### Data records
* * *

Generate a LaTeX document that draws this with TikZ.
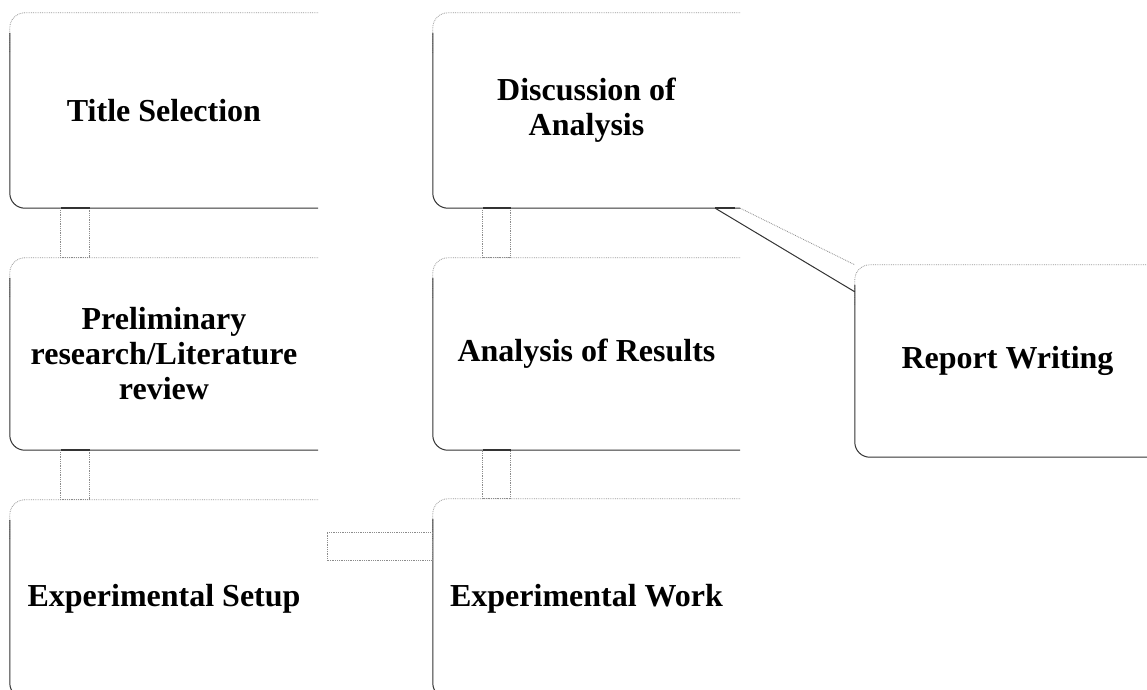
\documentclass[tikz,border=0pt]{standalone}
\usepackage{fontspec}
\setmainfont{Liberation Serif}
\newcommand\boxedges[1]{%
  \draw[topedge, rounded corners=15pt] (#1.north east) -- (#1.north west) -- ([yshift=-40pt]#1.north west);
  \draw[mainedge, rounded corners=15pt] ([yshift=-20pt]#1.north west) -- (#1.south west) -- (#1.south east);}
\begin{document}
\begin{tikzpicture}[x=1pt,y=-1pt,
  box/.style={minimum width=308pt, minimum height=195pt, inner sep=0pt, align=center,
    font=\fontsize{32}{35}\selectfont\bfseries},
  topedge/.style={draw=black!40, densely dotted, line width=0.8pt},
  mainedge/.style={draw=black!80, line width=1pt},
  pipe/.style={draw=black!45, densely dotted, line width=0.8pt},
  pipetop/.style={draw=black!80, line width=2pt}
]
\clip (0,0) rectangle (1147,689);
\fill[white] (0,0) rectangle (1147,689);

% left column
\node[box] (L1) at (164,110.5) {Title Selection};
\node[box, minimum height=192pt] (L2) at (164,354) {Preliminary\\research/Literature\\review};
\node[box, minimum height=198pt] (L3) at (164,599) {Experimental Setup};
% middle column
\node[box, minimum width=307pt] (M1) at (586.5,110.5) {Discussion of\\Analysis};
\node[box, minimum width=307pt, minimum height=192pt] (M2) at (586.5,354) {Analysis of Results};
\node[box, minimum width=307pt, minimum height=199pt] (M3) at (586.5,598.5) {Experimental Work};
% right
\node[box, minimum width=305pt, minimum height=192pt] (R) at (1007.5,361) {Report Writing};

\boxedges{L1}\boxedges{L2}\boxedges{L3}
\boxedges{M1}\boxedges{M2}\boxedges{M3}
\boxedges{R}

% vertical connectors, left column
\draw[pipe] ([xshift=51pt]L1.south west) rectangle ([xshift=80pt]L2.north west);
\draw[pipetop] ([xshift=51pt]L1.south west) -- ([xshift=80pt]L1.south west);
\draw[pipe] ([xshift=51pt]L2.south west) rectangle ([xshift=80pt]L3.north west);
\draw[pipetop] ([xshift=51pt]L2.south west) -- ([xshift=80pt]L2.south west);
% horizontal connector
\draw[pipe] ([xshift=9pt,yshift=-33pt]L3.north east) rectangle ([yshift=-62pt]M3.north west);
% vertical connectors, middle column
\draw[pipe] ([xshift=50pt]M3.north west) rectangle ([xshift=78pt]M2.south west);
\draw[pipetop] ([xshift=50pt]M2.south west) -- ([xshift=78pt]M2.south west);
\draw[pipe] ([xshift=50pt]M2.north west) rectangle ([xshift=78pt]M1.south west);
\draw[pipetop] ([xshift=50pt]M1.south west) -- ([xshift=78pt]M1.south west);
% connector to report writing
\draw[pipe] (M1.south east) -- (R.north west);
\draw[mainedge] ([xshift=-25pt]M1.south east) -- ([yshift=-27pt]R.north west);
\draw[pipetop] ([xshift=-25pt]M1.south east) -- ([xshift=-5pt]M1.south east);
\end{tikzpicture}
\end{document}
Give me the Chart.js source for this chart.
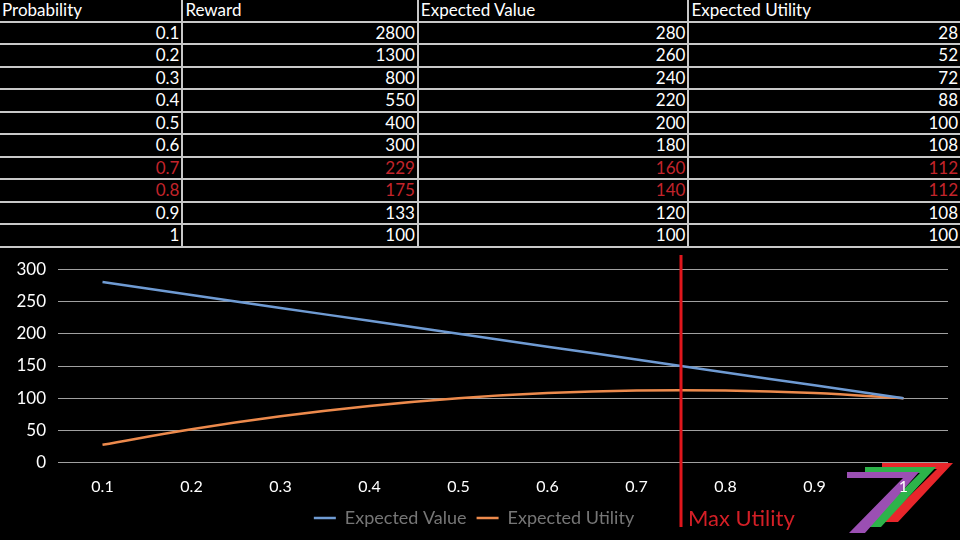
<!DOCTYPE html>
<html>
<head>
<meta charset="utf-8">
<script src="https://cdn.jsdelivr.net/npm/chart.js@4"></script>
<style>
  body { margin: 0; background: #000; width: 960px; height: 540px; overflow: hidden; position: relative; font-family: Lato, "Open Sans", sans-serif; }
  table { position: absolute; left: 0; top: 0; width: 960px; border-collapse: collapse; color: #fff; font-size: 17px; }
  td { border: 2px solid #c8c8c8; height: 20.5px; padding: 0 2px; line-height: 18px; text-align: right; }
  tr:first-child td { text-align: left; border-top: none; }
  td:first-child { border-left: none; }
  td:last-child { border-right: none; }
  tr.hot td { color: #c3242b; }
  #wrap { position: absolute; left: 0; top: 247px; width: 960px; height: 293px; }
  #logo { position: absolute; left: 0; top: 0; }
</style>
</head>
<body>
<table id="tabla"></table>
<svg id="logo" width="960" height="540">
  <polygon points="882,463 953,463 898,522 883,522 937,469 882,469" fill="#e8262b"/>
  <polygon points="865,467 936,467 881,527 866,527 920,473 865,473" fill="#2db34a"/>
  <polygon points="847,472 919,472 865,533 849,533 903,478 847,478" fill="#9b4fb3"/>
</svg>
<div id="wrap"><canvas id="chartUtilidad" width="960" height="293"></canvas></div>
<script>
// Datos de la tabla y la gráfica
const encabezados = ['Probability', 'Reward', 'Expected Value', 'Expected Utility'];
const probabilidades = ['0.1', '0.2', '0.3', '0.4', '0.5', '0.6', '0.7', '0.8', '0.9', '1'];
const recompensas = [2800, 1300, 800, 550, 400, 300, 229, 175, 133, 100];
const valorEsperado = [280, 260, 240, 220, 200, 180, 160, 140, 120, 100];
const utilidadEsperada = [28, 52, 72, 88, 100, 108, 112, 112, 108, 100];
const filasDestacadas = ['0.7', '0.8'];
const probMaxUtilidad = 0.75; // entre 0.7 y 0.8

const anchosColumnas = [183, 235, 270, 272];
const PADDING_LEYENDA = 10;
const RECORTE_LEYENDA = PADDING_LEYENDA + 1; // quitar espacio vertical sin perder separación horizontal

// Construir la tabla
function construirTabla() {
    const tabla = document.getElementById('tabla');
    let html = '<tr>' + encabezados.map((h, i) => `<td style="width:${anchosColumnas[i] - 6}px">${h}</td>`).join('') + '</tr>';
    probabilidades.forEach((p, i) => {
        const clase = filasDestacadas.includes(p) ? ' class="hot"' : '';
        html += `<tr${clase}><td>${p}</td><td>${recompensas[i]}</td><td>${valorEsperado[i]}</td><td>${utilidadEsperada[i]}</td></tr>`;
    });
    tabla.innerHTML = html;
}
construirTabla();

// Leyenda más compacta en vertical
const ajusteLeyenda = {
    id: 'ajusteLeyenda',
    beforeLayout(chart) {
        const ley = chart.legend;
        if (ley && !ley._ajustado) {
            const fitOrig = ley.fit;
            ley.fit = function() {
                fitOrig.call(this);
                this.height -= RECORTE_LEYENDA;
            };
            ley._ajustado = true;
        }
    },
    afterLayout(chart) {
        const ley = chart.legend;
        if (ley) {
            ley.top -= RECORTE_LEYENDA;
            ley.height += RECORTE_LEYENDA;
        }
    }
};

// Línea vertical de "Max Utility"
const lineaMaxUtilidad = {
    id: 'lineaMaxUtilidad',
    afterDraw(chart) {
        const x = chart.scales.x;
        const nums = probabilidades.map(Number);
        let idx = 0;
        while (idx < nums.length - 1 && nums[idx + 1] < probMaxUtilidad) idx++;
        const frac = (probMaxUtilidad - nums[idx]) / (nums[idx + 1] - nums[idx]);
        const px = x.getPixelForValue(idx + frac);
        const ctx = chart.ctx;
        ctx.save();
        ctx.strokeStyle = '#e0161c';
        ctx.lineWidth = 3;
        ctx.beginPath();
        ctx.moveTo(px, 8);
        ctx.lineTo(px, 280);
        ctx.stroke();
        ctx.fillStyle = '#d41f26';
        ctx.font = '22px Lato, "Open Sans", sans-serif';
        ctx.textBaseline = 'middle';
        ctx.fillText('Max Utility', px + 7, 272);
        ctx.restore();
    }
};

const ctx = document.getElementById('chartUtilidad').getContext('2d');
new Chart(ctx, {
    type: 'line',
    data: {
        labels: probabilidades,
        datasets: [
            {
                label: 'Expected Value',
                data: valorEsperado,
                borderColor: '#6f9bd3',
                backgroundColor: '#6f9bd3',
                borderWidth: 2.5,
                pointRadius: 0,
                tension: 0.4
            },
            {
                label: 'Expected Utility',
                data: utilidadEsperada,
                borderColor: '#ed8a4c',
                backgroundColor: '#ed8a4c',
                borderWidth: 2.5,
                pointRadius: 0,
                tension: 0.4
            }
        ]
    },
    options: {
        responsive: false,
        animation: false,
        layout: { padding: { top: 18, right: 12, left: 0, bottom: 3 } },
        plugins: {
            legend: {
                position: 'bottom',
                labels: {
                    usePointStyle: true,
                    pointStyle: 'line',
                    pointStyleWidth: 22,
                    color: '#767676',
                    font: { family: 'Lato', size: 18 },
                    padding: PADDING_LEYENDA
                }
            },
            tooltip: { enabled: false }
        },
        scales: {
            y: {
                min: 0, max: 300,
                ticks: { stepSize: 50, color: '#fff', font: { family: 'Lato', size: 17 }, padding: 12 },
                grid: { color: '#a0a0a0', drawTicks: false },
                border: { display: false },
                afterFit(s) { s.width = 58; }
            },
            x: {
                offset: true,
                ticks: { color: '#fff', font: { family: 'Lato', size: 16 }, padding: 14 },
                grid: { display: false, drawTicks: false, offset: true },
                border: { display: false }
            }
        }
    },
    plugins: [ajusteLeyenda, lineaMaxUtilidad]
});
</script>
</body>
</html>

* * *

### What is being asked
Copy only the part of the records that runs from the first line to the line with "minimum width=305pt, minimum", ends included, leaving pictures out.

### Result of the exercise
Generate a LaTeX document that draws this with TikZ.
\documentclass[tikz,border=0pt]{standalone}
\usepackage{fontspec}
\setmainfont{Liberation Serif}
\newcommand\boxedges[1]{%
  \draw[topedge, rounded corners=15pt] (#1.north east) -- (#1.north west) -- ([yshift=-40pt]#1.north west);
  \draw[mainedge, rounded corners=15pt] ([yshift=-20pt]#1.north west) -- (#1.south west) -- (#1.south east);}
\begin{document}
\begin{tikzpicture}[x=1pt,y=-1pt,
  box/.style={minimum width=308pt, minimum height=195pt, inner sep=0pt, align=center,
    font=\fontsize{32}{35}\selectfont\bfseries},
  topedge/.style={draw=black!40, densely dotted, line width=0.8pt},
  mainedge/.style={draw=black!80, line width=1pt},
  pipe/.style={draw=black!45, densely dotted, line width=0.8pt},
  pipetop/.style={draw=black!80, line width=2pt}
]
\clip (0,0) rectangle (1147,689);
\fill[white] (0,0) rectangle (1147,689);

% left column
\node[box] (L1) at (164,110.5) {Title Selection};
\node[box, minimum height=192pt] (L2) at (164,354) {Preliminary\\research/Literature\\review};
\node[box, minimum height=198pt] (L3) at (164,599) {Experimental Setup};
% middle column
\node[box, minimum width=307pt] (M1) at (586.5,110.5) {Discussion of\\Analysis};
\node[box, minimum width=307pt, minimum height=192pt] (M2) at (586.5,354) {Analysis of Results};
\node[box, minimum width=307pt, minimum height=199pt] (M3) at (586.5,598.5) {Experimental Work};
% right
\node[box, minimum width=305pt, minimum height=192pt] (R) at (1007.5,361) {Report Writing};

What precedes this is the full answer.